So far, so good. After a few months though, it’s one of your parental responsibilities to introduce the little one to food. Looking back at it now, I don’t know why this one is overlooked when the Top Ten Parental Responsibilities list is drawn up. Everyone knows about toilet training, helping them learn to walk and sleep training. But no-one seems to factor in helping them to eat. This is strange, when you consider that it’s one of the first things you actually have to teach them. They arrive into the world with an instinctive desire to suck down milk and sleep, but they need to be taught ‘how’ to eat.
Our Hazel’s first taste of solid food didn’t really look all that solid. It was a mash of various vegetables, depending on the day of the week. Interestingly, this phase actually expanded our culinary horizons – I’d never tasted Butternut Squash before but Annabel Karmel recommended it, correctly in my opinion, as a tasty treat in her Complete Baby and Toddler Meal Planner. At the risk of gaining a reputation for always writing about books, I’d like to take a minute to mention this one.
This is a lovely cook book which even comes with a hardback cover, so Hazel could play with/chew down on it if she felt the urge. It’s also got little happy and sad faces on each page so you can mark off whether your little VIP liked the dish. In the early days, when we were making anything and everything, this was useful as otherwise I’m certain we’d have ended up making a meal just before we realised that we’d done it last week and she hated it!

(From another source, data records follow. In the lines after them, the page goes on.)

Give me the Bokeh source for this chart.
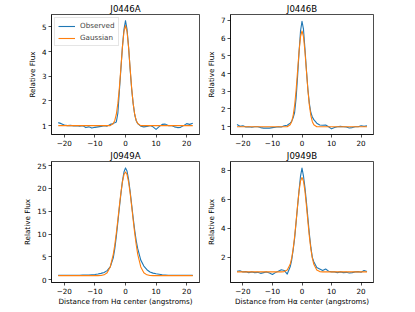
from bokeh.plotting import figure
from bokeh.layouts import column, row
from bokeh.models import Range1d, FixedTicker
from bokeh.embed import file_html
from bokeh.resources import INLINE

# ---------------- data ----------------
wave = [-22, -21, -20, -19, -18, -17, -16, -15, -14, -13, -12, -11, -10, -9, -8, -7, -6, -5, -4,
        -3.5, -3, -2.5, -2, -1.5, -1, -0.5, 0, 0.5, 1, 1.5, 2, 2.5, 3, 3.5,
        4, 5, 6, 7, 8, 9, 10, 11, 12, 13, 14, 15, 16, 17, 18, 19, 20, 21, 22]

obs_j0446a = [1.12, 1.08, 1.02, 1.00, 1.01, 0.99, 1.00, 0.98, 1.00, 0.92, 0.95, 0.90, 0.93, 0.95, 0.97, 1.00, 0.98, 1.05, 1.08,
              1.12, 1.15, 1.50, 2.40, 3.30, 4.20, 4.90, 5.25, 4.90, 4.20, 3.30, 2.50, 1.90, 1.45, 1.20,
              1.08, 0.98, 0.95, 0.97, 1.00, 0.95, 0.85, 0.96, 1.05, 1.06, 1.00, 1.00, 0.95, 0.92, 0.93, 1.00, 1.08, 1.05, 1.10]
fit_j0446a = [1.0, 1.0, 1.0, 1.0, 1.0, 1.0, 1.0, 1.0, 1.0, 1.0, 1.0, 1.0, 1.0, 1.0, 1.0, 1.0, 1.0, 1.0, 1.085,
              1.21, 1.46, 1.90, 2.54, 3.35, 4.18, 4.81, 5.05, 4.81, 4.18, 3.35, 2.54, 1.90, 1.46, 1.21,
              1.085, 1.0, 1.0, 1.0, 1.0, 1.0, 1.0, 1.0, 1.0, 1.0, 1.0, 1.0, 1.0, 1.0, 1.0, 1.0, 1.0, 1.0, 1.0]

obs_j0446b = [1.12, 1.02, 1.05, 0.98, 1.00, 0.97, 1.00, 1.00, 0.95, 0.92, 0.93, 0.92, 0.95, 0.97, 1.00, 0.98, 1.05, 1.08, 1.20,
              1.30, 1.50, 1.80, 2.60, 3.80, 5.20, 6.40, 6.95, 6.50, 5.40, 4.20, 3.10, 2.30, 1.80, 1.55,
              1.40, 1.20, 1.10, 1.08, 1.10, 1.00, 0.88, 0.95, 1.00, 1.02, 1.00, 0.98, 0.93, 0.95, 1.00, 1.00, 1.05, 1.02, 1.05]
fit_j0446b = [1.0, 1.0, 1.0, 1.0, 1.0, 1.0, 1.0, 1.0, 1.0, 1.0, 1.0, 1.0, 1.0, 1.0, 1.0, 1.0, 1.0, 1.0, 1.11,
              1.28, 1.62, 2.20, 3.06, 4.14, 5.24, 6.08, 6.40, 6.08, 5.24, 4.14, 3.06, 2.20, 1.62, 1.28,
              1.11, 1.0, 1.0, 1.0, 1.0, 1.0, 1.0, 1.0, 1.0, 1.0, 1.0, 1.0, 1.0, 1.0, 1.0, 1.0, 1.0, 1.0, 1.0]

obs_j0949a = [0.95, 0.95, 0.96, 0.97, 0.98, 0.99, 1.00, 1.00, 1.02, 1.03, 1.05, 1.10, 1.15, 1.25, 1.40, 1.60, 2.00, 2.80, 4.80,
              6.80, 9.50, 12.6, 15.8, 18.8, 21.6, 23.6, 24.5, 23.8, 22.0, 19.5, 16.5, 13.6, 10.9, 8.60,
              6.80, 4.30, 3.00, 2.20, 1.70, 1.45, 1.30, 1.20, 1.10, 1.05, 1.00, 0.99, 0.98, 0.97, 0.96, 0.96, 0.95, 0.95, 0.95]
fit_j0949a = [0.9, 0.9, 0.9, 0.9, 0.9, 0.9, 0.9, 0.9, 0.9, 0.9, 0.9, 0.9, 0.9, 0.9, 0.92, 1.08, 1.55, 2.82, 5.57,
              7.67, 10.23, 13.15, 16.2, 19.08, 21.46, 23.05, 23.6, 23.05, 21.46, 19.08, 16.2, 13.15, 10.23, 7.67,
              5.57, 2.82, 1.55, 1.08, 0.92, 0.9, 0.9, 0.9, 0.9, 0.9, 0.9, 0.9, 0.9, 0.9, 0.9, 0.9, 0.9, 0.9, 0.9]

obs_j0949b = [1.05, 1.08, 1.00, 1.02, 0.95, 1.00, 0.95, 0.97, 0.90, 0.95, 1.00, 0.92, 0.82, 0.95, 1.05, 1.15, 1.10, 0.85, 1.35,
              1.80, 2.50, 3.30, 4.40, 5.50, 6.60, 7.60, 8.15, 7.60, 6.80, 5.80, 4.70, 3.60, 2.70, 2.00,
              1.70, 1.30, 1.20, 1.10, 1.20, 1.05, 1.00, 1.00, 0.95, 1.00, 0.95, 0.97, 0.92, 0.95, 1.00, 1.02, 0.98, 1.10, 1.02]
fit_j0949b = [1.0, 1.0, 1.0, 1.0, 1.0, 1.0, 1.0, 1.0, 1.0, 1.0, 1.0, 1.0, 1.0, 1.0, 1.0, 1.0, 1.02, 1.13, 1.52,
              1.94, 2.57, 3.43, 4.46, 5.56, 6.55, 7.25, 7.50, 7.25, 6.55, 5.56, 4.46, 3.43, 2.57, 1.94,
              1.52, 1.13, 1.02, 1.0, 1.0, 1.0, 1.0, 1.0, 1.0, 1.0, 1.0, 1.0, 1.0, 1.0, 1.0, 1.0, 1.0, 1.0, 1.0]

names = ["J0446A", "J0446B", "J0949A", "J0949B"]
x_ticks = [-20, -10, 0, 10, 20]
y_ticks = [[1, 2, 3, 4, 5], [1, 2, 3, 4, 5, 6, 7], [0, 5, 10, 15, 20, 25], [2, 4, 6, 8]]
y_lims = [(0.64, 5.5), (0.56, 7.33), (-0.6, 25.9), (0.27, 8.6)]
x_lim = (-24.2, 24.2)
x_label = "Distance from Hα center (angstroms)"
y_label = "Relative Flux"

BLUE = "#1f77b4"
ORANGE = "#ff7f0e"
FONT = "DejaVu Sans"


def make_panel(i, obs, fit, width, height, left, right, top, bottom, xlabel, legend):
    p = figure(width=width, height=height, output_backend="svg", toolbar_location=None,
               x_range=Range1d(*x_lim), y_range=Range1d(*y_lims[i]),
               min_border_left=left, min_border_right=right,
               min_border_top=top, min_border_bottom=bottom,
               title=names[i])
    p.background_fill_color = "white"
    p.border_fill_color = "white"
    p.outline_line_color = "black"
    p.outline_line_width = 0.7
    p.grid.visible = False
    p.title.align = "center"
    p.title.text_font = FONT
    p.title.text_font_size = "8.6px"
    p.title.text_font_style = "normal"
    p.title.text_color = "black"
    p.title.standoff = 1
    p.title.offset = 0
    for ax in (p.xaxis[0], p.yaxis[0]):
        ax.axis_line_color = "black"
        ax.axis_line_width = 0.7
        ax.major_tick_line_color = "black"
        ax.major_tick_line_width = 0.7
        ax.major_tick_in = 0
        ax.major_tick_out = 3
        ax.minor_tick_line_color = None
        ax.major_label_text_font = FONT
        ax.major_label_text_font_size = "7.2px"
        ax.major_label_text_color = "black"
        ax.major_label_standoff = 2
        ax.axis_label_text_font = FONT
        ax.axis_label_text_font_size = "7.2px"
        ax.axis_label_text_font_style = "normal"
        ax.axis_label_text_color = "black"
        ax.axis_label_standoff = 2
    p.xaxis.axis_label_standoff = 0
    p.xaxis.ticker = FixedTicker(ticks=x_ticks)
    p.xaxis.major_label_overrides = {-20: "−20", -10: "−10"}
    p.yaxis.ticker = FixedTicker(ticks=y_ticks[i])
    p.yaxis.axis_label = y_label
    if xlabel:
        p.xaxis.axis_label = x_label

    if legend:
        p.line(wave, obs, line_color=BLUE, line_width=1.1, line_join="round", legend_label="Observed")
        p.line(wave, fit, line_color=ORANGE, line_width=1.1, line_join="round", legend_label="Gaussian")
        lg = p.legend[0]
        lg.location = "top_left"
        lg.margin = 3
        lg.padding = 3
        lg.spacing = 3
        lg.label_text_font = FONT
        lg.label_text_font_size = "7.2px"
        lg.label_height = 8
        lg.glyph_height = 8
        lg.glyph_width = 17
        lg.label_standoff = 5
        lg.border_line_color = "#cccccc"
        lg.border_line_width = 0.8
        lg.background_fill_alpha = 0.8
    else:
        p.line(wave, obs, line_color=BLUE, line_width=1.1, line_join="round")
        p.line(wave, fit, line_color=ORANGE, line_width=1.1, line_join="round")
    return p


p1 = make_panel(0, obs_j0446a, fit_j0446a, 203, 148, 51, 4, 14, 12, False, True)
p2 = make_panel(1, obs_j0446b, fit_j0446b, 180, 148, 24, 10, 14, 12, False, False)
p3 = make_panel(2, obs_j0949a, fit_j0949a, 203, 162, 51, 4, 12, 28, True, False)
p4 = make_panel(3, obs_j0949b, fit_j0949b, 180, 162, 24, 10, 12, 28, True, False)

layout = column(row(p1, p2), row(p3, p4))
open("out.html", "w").write(file_html(layout, INLINE))
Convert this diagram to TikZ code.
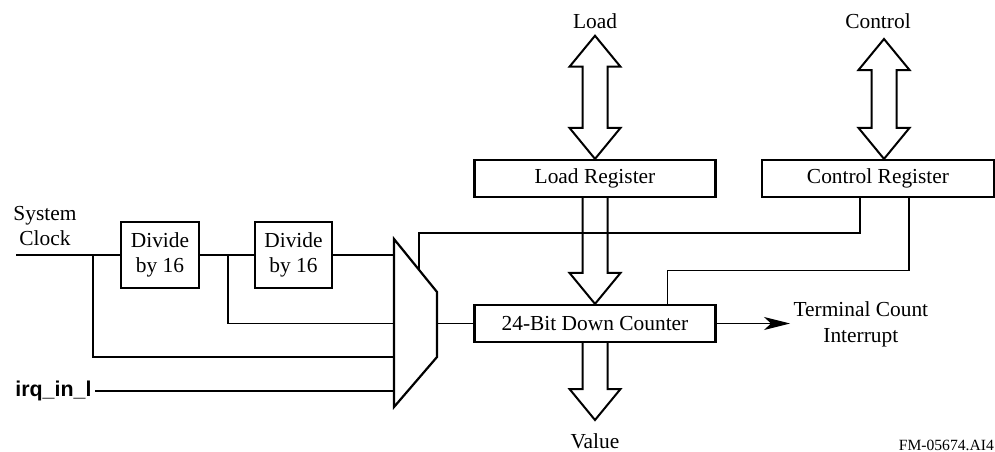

In this initial period, Hazel only refused one meal. She absolutely would not eat mashed green beans. She took one spoonful and then clamped her mouth shut. This was a surprise both as it seemed totally unlike her and also because of the fact that I hate green beans too. It’s a bit of a strange thing to have inherited, a detestation of green beans, but at least she has an understanding parent who won’t judge her too harshly!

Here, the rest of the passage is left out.